Por Cesáreo Silvestre Peguero
El Estado dominicano es una fachada de cristal y pintura fresca que oculta un motor oxidado: su burocracia no gestiona, sino que tortura la dignidad y el tiempo del ciudadano.
Las estructuras del Estado dominicano, aunque vestidas de modernidad, siguen mostrando una profunda infuncionalidad. Brillan los edificios recién pintados, los cristales ahumados y los logos relucientes, pero dentro de sus muros habita la misma precariedad de siempre: lentitud, desorganización y un trato que desconoce el valor del tiempo y la dignidad del ciudadano.
Incluso el Banco de Reservas, una de las instituciones que más ha invertido en imagen y estructura física, no ha logrado mejorar su servicio al nivel que su expansión exige. Se modernizaron las paredes, pero no el alma del servicio público.

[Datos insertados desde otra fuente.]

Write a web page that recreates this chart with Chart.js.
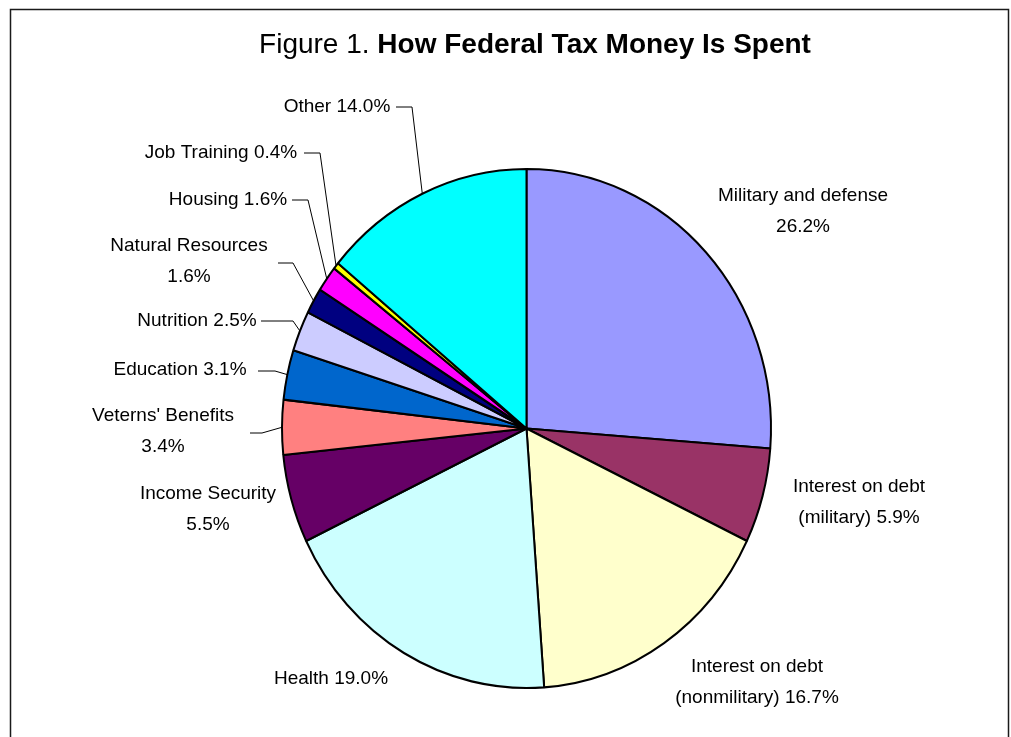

El sistema nacional de titulación de tierras y viviendas, por su parte, continúa siendo un caos institucional. Las oficinas encargadas de dotar títulos de propiedad funcionan bajo métodos anacrónicos, con personal escasamente capacitado y una burocracia que parece diseñada para humillar al pueblo. Cada trámite es una odisea que pone a prueba la paciencia y la fe.
Es desgarrador comprobar que, en pleno siglo XXI, el Estado opere con métodos del siglo XIX. Las filas eternas, los formularios redundantes, la falta de información y el desorden general reflejan una maquinaria oxidada por la improvisación y la politiquería.
Durante el gobierno del ex presidente Hipólito Mejía se entregaron miles de títulos de propiedad; sin embargo, ninguno de ellos sirvió por su falta de validez legal o por las irregularidades del proceso. Hoy, bajo la actual gestión, la historia parece repetirse: se reparten títulos en medio de aplausos y cámaras, pero el trasfondo político y la falta de rigor técnico amenazan con convertirlos en simples papeles sin sustancia.
No se puede seguir jugando con la esperanza de la gente humilde, que espera durante años un documento que le garantice lo que ha construido con sacrificio. Urge una reforma profunda, un proceso de automatización real que elimine la burocracia arcaica y devuelva credibilidad al sistema.
El país necesita instituciones que sirvan, no que obstaculicen. Funcionarios que orienten, no que confundan. Servidores públicos que vean al ciudadano como el centro, no como una molestia.
Si el próximo gobierno sea cual sea su color no asume esta responsabilidad con carácter y voluntad, la República Dominicana seguirá caminando con paso torpe hacia un futuro de frustraciones repetidas. Porque no hay nación fuerte sin instituciones dignas, ni progreso real sin respeto al ciudadano.